··· Recorded data

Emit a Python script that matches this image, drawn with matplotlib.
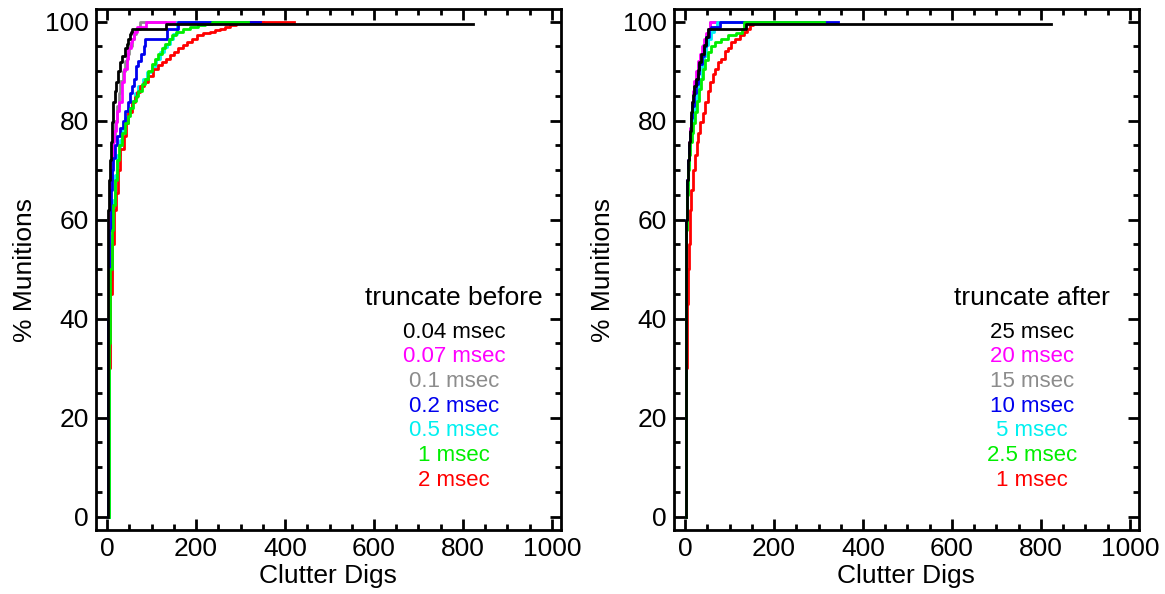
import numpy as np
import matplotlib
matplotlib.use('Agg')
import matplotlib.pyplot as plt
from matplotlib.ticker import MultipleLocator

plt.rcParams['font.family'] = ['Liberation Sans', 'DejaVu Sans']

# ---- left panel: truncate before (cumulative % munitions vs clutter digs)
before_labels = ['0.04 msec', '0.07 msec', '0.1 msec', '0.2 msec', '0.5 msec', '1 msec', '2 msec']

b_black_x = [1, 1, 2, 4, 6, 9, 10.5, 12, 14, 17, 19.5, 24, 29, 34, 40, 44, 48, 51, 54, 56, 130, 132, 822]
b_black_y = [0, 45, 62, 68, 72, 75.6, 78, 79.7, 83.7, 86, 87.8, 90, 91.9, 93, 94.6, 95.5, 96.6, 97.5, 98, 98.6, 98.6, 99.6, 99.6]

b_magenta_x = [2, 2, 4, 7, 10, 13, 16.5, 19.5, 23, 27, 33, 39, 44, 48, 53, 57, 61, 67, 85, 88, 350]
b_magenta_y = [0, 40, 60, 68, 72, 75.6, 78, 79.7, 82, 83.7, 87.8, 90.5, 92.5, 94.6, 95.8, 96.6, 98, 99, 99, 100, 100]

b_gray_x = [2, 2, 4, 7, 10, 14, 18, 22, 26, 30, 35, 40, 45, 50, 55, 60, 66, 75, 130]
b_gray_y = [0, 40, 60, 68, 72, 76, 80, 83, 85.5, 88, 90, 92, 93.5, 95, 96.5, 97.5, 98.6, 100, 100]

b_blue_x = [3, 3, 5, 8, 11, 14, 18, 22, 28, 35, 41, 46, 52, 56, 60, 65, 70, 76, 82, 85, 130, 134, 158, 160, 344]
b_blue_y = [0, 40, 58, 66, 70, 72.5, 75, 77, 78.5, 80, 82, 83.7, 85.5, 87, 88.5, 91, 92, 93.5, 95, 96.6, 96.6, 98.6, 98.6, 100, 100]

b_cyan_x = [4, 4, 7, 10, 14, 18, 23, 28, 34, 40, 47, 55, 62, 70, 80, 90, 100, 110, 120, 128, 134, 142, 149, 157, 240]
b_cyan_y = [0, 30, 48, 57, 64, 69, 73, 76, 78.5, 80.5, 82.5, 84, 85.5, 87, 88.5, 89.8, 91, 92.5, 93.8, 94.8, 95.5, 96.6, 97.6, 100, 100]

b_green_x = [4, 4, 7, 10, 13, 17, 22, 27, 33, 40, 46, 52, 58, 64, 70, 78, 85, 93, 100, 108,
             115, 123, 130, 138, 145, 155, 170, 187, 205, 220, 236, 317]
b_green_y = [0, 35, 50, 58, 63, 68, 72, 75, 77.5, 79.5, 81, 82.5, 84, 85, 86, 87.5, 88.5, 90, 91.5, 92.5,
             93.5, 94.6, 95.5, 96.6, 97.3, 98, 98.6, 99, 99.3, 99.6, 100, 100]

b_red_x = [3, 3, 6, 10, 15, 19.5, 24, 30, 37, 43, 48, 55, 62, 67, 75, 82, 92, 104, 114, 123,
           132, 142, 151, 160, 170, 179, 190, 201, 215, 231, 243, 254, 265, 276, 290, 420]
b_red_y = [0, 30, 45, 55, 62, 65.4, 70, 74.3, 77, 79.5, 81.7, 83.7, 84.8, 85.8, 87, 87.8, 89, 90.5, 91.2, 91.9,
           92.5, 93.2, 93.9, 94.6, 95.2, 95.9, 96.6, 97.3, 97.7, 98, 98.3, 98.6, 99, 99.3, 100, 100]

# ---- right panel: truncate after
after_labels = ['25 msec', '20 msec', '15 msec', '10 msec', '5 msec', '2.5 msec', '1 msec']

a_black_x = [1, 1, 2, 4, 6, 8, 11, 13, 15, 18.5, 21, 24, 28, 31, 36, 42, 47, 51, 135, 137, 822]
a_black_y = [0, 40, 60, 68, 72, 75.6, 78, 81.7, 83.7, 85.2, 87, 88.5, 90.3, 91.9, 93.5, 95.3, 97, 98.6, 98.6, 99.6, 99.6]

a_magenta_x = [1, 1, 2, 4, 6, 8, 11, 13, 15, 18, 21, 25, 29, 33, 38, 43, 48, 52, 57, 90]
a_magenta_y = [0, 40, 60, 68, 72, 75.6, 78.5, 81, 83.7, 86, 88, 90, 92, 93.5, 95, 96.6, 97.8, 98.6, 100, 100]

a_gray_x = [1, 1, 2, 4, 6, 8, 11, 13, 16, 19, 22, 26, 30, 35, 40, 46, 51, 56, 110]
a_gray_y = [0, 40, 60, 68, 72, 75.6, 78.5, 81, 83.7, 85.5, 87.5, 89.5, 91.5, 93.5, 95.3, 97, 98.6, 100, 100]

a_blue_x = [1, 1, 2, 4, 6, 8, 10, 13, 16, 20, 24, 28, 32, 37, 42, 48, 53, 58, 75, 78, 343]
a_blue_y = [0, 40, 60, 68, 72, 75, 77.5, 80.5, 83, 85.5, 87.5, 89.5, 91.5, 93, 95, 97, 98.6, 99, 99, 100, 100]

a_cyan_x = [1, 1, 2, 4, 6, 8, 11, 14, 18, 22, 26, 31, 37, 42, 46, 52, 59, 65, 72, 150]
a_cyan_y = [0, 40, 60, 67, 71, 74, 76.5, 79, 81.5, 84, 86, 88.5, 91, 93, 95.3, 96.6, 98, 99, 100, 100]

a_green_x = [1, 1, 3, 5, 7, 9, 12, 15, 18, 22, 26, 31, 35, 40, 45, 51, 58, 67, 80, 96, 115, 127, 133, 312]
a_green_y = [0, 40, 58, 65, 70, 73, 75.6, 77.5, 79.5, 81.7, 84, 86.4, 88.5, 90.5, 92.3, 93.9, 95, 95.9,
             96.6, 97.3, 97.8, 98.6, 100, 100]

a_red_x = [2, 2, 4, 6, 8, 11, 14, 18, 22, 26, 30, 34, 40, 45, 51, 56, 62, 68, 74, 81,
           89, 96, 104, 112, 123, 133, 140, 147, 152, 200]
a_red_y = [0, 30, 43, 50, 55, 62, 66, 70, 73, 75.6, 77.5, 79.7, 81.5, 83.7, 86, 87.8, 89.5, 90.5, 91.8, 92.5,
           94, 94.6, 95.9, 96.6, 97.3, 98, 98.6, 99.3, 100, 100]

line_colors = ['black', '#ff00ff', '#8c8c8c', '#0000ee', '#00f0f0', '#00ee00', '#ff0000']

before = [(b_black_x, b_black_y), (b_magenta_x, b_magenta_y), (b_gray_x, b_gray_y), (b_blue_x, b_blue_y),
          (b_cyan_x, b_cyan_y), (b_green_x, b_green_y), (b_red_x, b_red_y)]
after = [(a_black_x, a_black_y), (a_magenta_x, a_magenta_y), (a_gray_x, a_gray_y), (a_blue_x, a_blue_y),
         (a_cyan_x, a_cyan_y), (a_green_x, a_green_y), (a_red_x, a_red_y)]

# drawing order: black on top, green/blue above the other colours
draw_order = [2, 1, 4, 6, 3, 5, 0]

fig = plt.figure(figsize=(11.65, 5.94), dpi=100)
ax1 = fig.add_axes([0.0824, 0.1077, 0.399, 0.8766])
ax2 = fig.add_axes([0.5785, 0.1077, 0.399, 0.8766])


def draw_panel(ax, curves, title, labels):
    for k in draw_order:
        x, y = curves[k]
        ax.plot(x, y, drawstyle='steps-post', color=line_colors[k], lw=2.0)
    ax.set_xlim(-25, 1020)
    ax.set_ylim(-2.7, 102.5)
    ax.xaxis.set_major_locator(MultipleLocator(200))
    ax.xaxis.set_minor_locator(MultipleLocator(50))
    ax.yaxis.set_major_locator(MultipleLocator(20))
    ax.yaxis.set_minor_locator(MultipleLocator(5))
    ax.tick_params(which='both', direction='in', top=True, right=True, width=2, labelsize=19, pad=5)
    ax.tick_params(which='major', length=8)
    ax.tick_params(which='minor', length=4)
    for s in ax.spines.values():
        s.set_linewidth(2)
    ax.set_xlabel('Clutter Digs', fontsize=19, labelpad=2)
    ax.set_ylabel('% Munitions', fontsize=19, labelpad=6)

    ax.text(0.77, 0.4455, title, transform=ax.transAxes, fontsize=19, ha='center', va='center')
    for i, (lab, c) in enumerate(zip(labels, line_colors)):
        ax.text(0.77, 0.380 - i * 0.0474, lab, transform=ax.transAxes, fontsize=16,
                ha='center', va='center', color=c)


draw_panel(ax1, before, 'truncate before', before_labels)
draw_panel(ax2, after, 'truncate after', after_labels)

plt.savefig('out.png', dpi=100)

······

What to work on
Repeat, with no pictures, each line from the beginning of the data through the line containing "plt.rcParams['font.family'] = ['Liberation", inclusive.

Task result
Emit a Python script that matches this image, drawn with matplotlib.
import numpy as np
import matplotlib
matplotlib.use('Agg')
import matplotlib.pyplot as plt
from matplotlib.ticker import MultipleLocator

plt.rcParams['font.family'] = ['Liberation Sans', 'DejaVu Sans']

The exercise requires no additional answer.